The boys' club used to have a sign that said "no girls allowed." The sign's gone, they let them in the door now... they just pay them less, offer them fewer jobs, mock them if they are assertive, interrupt them when they speak, make threatening jokes at their expense, and then act surprised when all the women leave.
"We've got to figure out why women aren't interested in coming here!" they say.
The problem isn't deeper than the boy's club, the boy's club is deeper, larger, and more omnipresent than you could possibly imagine, and you've been trained your entire life to be psychologically incapable of noticing it.
The boys' club created the perception that computer programming isn't for women. They did it on purpose. It happened recently enough that we have the paper trail. They actually managed to reverse a perception that programming was women's work. This isn't just some untraceable social phenomenon, a vague societal problem - it's the direct result of deliberate actions designed to push women out of an industry.
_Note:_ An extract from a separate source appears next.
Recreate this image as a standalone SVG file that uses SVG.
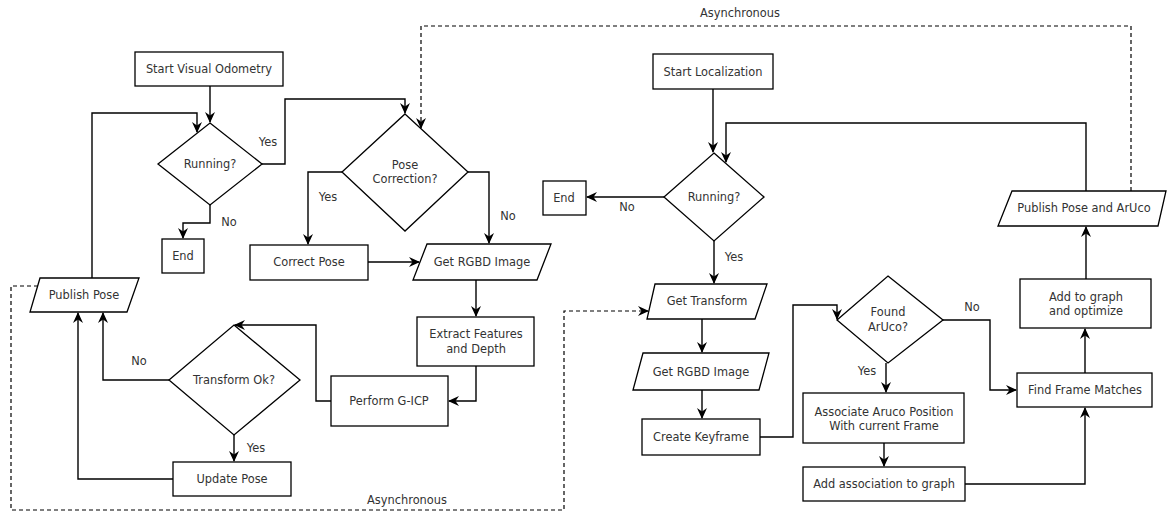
<svg xmlns="http://www.w3.org/2000/svg" width="1168" height="512" viewBox="0 0 1168 512">
<defs>
<marker id="ah" markerUnits="userSpaceOnUse" markerWidth="11" markerHeight="11" refX="10" refY="5.5" orient="auto">
<path d="M0,0.5 L11,5.5 L0,10.5 L3.5,5.5 z" fill="#000"/>
</marker>
</defs>
<style>
.n rect,.n polygon{fill:#fff;stroke:#000;stroke-width:1.3}
text{font-family:"DejaVu Sans",sans-serif;font-size:11.4px;fill:#333;text-anchor:middle;dominant-baseline:central}
.c path{fill:none;stroke:#000;stroke-width:1.4;marker-end:url(#ah)}
.c path.d{stroke-width:1.2;stroke-dasharray:4,3}
</style>
<rect width="1168" height="512" fill="#fff"/>
<g id="connectors" class="c">
<path d="M210,86 V122"/>
<path d="M92,278 V113 H197 V132"/>
<path d="M262,164 H285 V99 H405 V113"/>
<path d="M210,205 V223 H183 V238"/>
<path d="M342,172 H308 V244"/>
<path d="M468,172 H489 V243"/>
<path d="M368,262 H419"/>
<path d="M476,280 V316"/>
<path d="M476,366 V401 H449"/>
<path d="M331,401 H316 V325 H235"/>
<path d="M169,380 H103 V313"/>
<path d="M234,435 V461"/>
<path d="M173,479 H78 V313"/>
<path class="d" d="M38,286 H11 V510 H564 V311 H648"/>
<path class="d" d="M1131,191 V26 H421 V128"/>
<path d="M713,89 V152"/>
<path d="M1086,191 V123 H726 V162"/>
<path d="M664,197 H587"/>
<path d="M714,241 V283"/>
<path d="M702,319 V352"/>
<path d="M702,390 V418"/>
<path d="M760,437 H793 V305 H837 V319"/>
<path d="M943,320 H990 V390 H1016"/>
<path d="M886,363 V392"/>
<path d="M884,443 V466"/>
<path d="M965,484 H1085 V408"/>
<path d="M1085,373 V329"/>
<path d="M1086,279 V227"/>
</g>
<g id="labels">
<text x="268" y="142">Yes</text>
<text x="229" y="222">No</text>
<text x="328" y="197">Yes</text>
<text x="508" y="216">No</text>
<text x="139" y="361">No</text>
<text x="256" y="448">Yes</text>
<text x="407" y="500">Asynchronous</text>
<text x="740" y="13">Asynchronous</text>
<text x="627" y="207">No</text>
<text x="734" y="257">Yes</text>
<text x="972" y="307">No</text>
<text x="867" y="371">Yes</text>
</g>
<g id="startVO" class="n"><rect x="135" y="52" width="148" height="34"/><text x="209" y="69">Start Visual Odometry</text></g>
<g id="running1" class="n"><polygon points="210,123 262,164 210,205 158,164"/><text x="210" y="164">Running?</text></g>
<g id="end1" class="n"><rect x="162" y="239" width="42" height="34"/><text x="183" y="256">End</text></g>
<g id="poseCorrection" class="n"><polygon points="405,114 468,172 405,231 342,172"/><text x="405" y="165">Pose</text><text x="405" y="179">Correction?</text></g>
<g id="correctPose" class="n"><rect x="250" y="245" width="118" height="35"/><text x="309" y="262">Correct Pose</text></g>
<g id="getRGBD1" class="n"><polygon points="427,244 551,244 537,280 413,280"/><text x="482" y="262">Get RGBD Image</text></g>
<g id="extract" class="n"><rect x="417" y="317" width="117" height="49"/><text x="476" y="334">Extract Features</text><text x="476" y="349">and Depth</text></g>
<g id="gicp" class="n"><rect x="331" y="376" width="117" height="50"/><text x="389" y="401">Perform G-ICP</text></g>
<g id="transformOk" class="n"><polygon points="234,325 300,380 234,435 169,380"/><text x="234" y="380">Transform Ok?</text></g>
<g id="updatePose" class="n"><rect x="173" y="462" width="118" height="34"/><text x="232" y="479">Update Pose</text></g>
<g id="publishPose" class="n"><polygon points="40,278 139,278 127,312 30,312"/><text x="84" y="295">Publish Pose</text></g>
<g id="startLoc" class="n"><rect x="653" y="54" width="120" height="35"/><text x="713" y="72">Start Localization</text></g>
<g id="running2" class="n"><polygon points="714,153 764,197 714,241 664,197"/><text x="714" y="197">Running?</text></g>
<g id="end2" class="n"><rect x="543" y="181" width="43" height="34"/><text x="564" y="198">End</text></g>
<g id="getTransform" class="n"><polygon points="655,284 767,284 755,319 647,319"/><text x="707" y="301">Get Transform</text></g>
<g id="getRGBD2" class="n"><polygon points="643,353 769,353 759,390 633,390"/><text x="701" y="372">Get RGBD Image</text></g>
<g id="createKeyframe" class="n"><rect x="642" y="419" width="118" height="36"/><text x="701" y="437">Create Keyframe</text></g>
<g id="foundAruco" class="n"><polygon points="888,276 943,320 888,363 837,320"/><text x="888" y="312">Found</text><text x="888" y="327">ArUco?</text></g>
<g id="associate" class="n"><rect x="803" y="393" width="161" height="50"/><text x="884" y="412">Associate Aruco Position</text><text x="884" y="426">With current Frame</text></g>
<g id="addAssoc" class="n"><rect x="803" y="467" width="162" height="34"/><text x="884" y="484">Add association to graph</text></g>
<g id="findFrame" class="n"><rect x="1017" y="373" width="135" height="34"/><text x="1085" y="390">Find Frame Matches</text></g>
<g id="addGraph" class="n"><rect x="1020" y="279" width="131" height="49"/><text x="1086" y="297">Add to graph</text><text x="1086" y="311">and optimize</text></g>
<g id="publishPA" class="n"><polygon points="1012,191 1166,191 1158,226 998,226"/><text x="1084" y="208">Publish Pose and ArUco</text></g>
</svg>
It happened less than sixty years ago. Some of these people are still alive.
And they would have gotten away with it, if it weren't for those meddling Smithsonian historians and experimental psychologists. They would have convinced everyone that this was a mysterious societal problem, that women in these fields are treated equally, that they are guilt-free - but if you take even the slightest effort to do research, you can pull the mask off.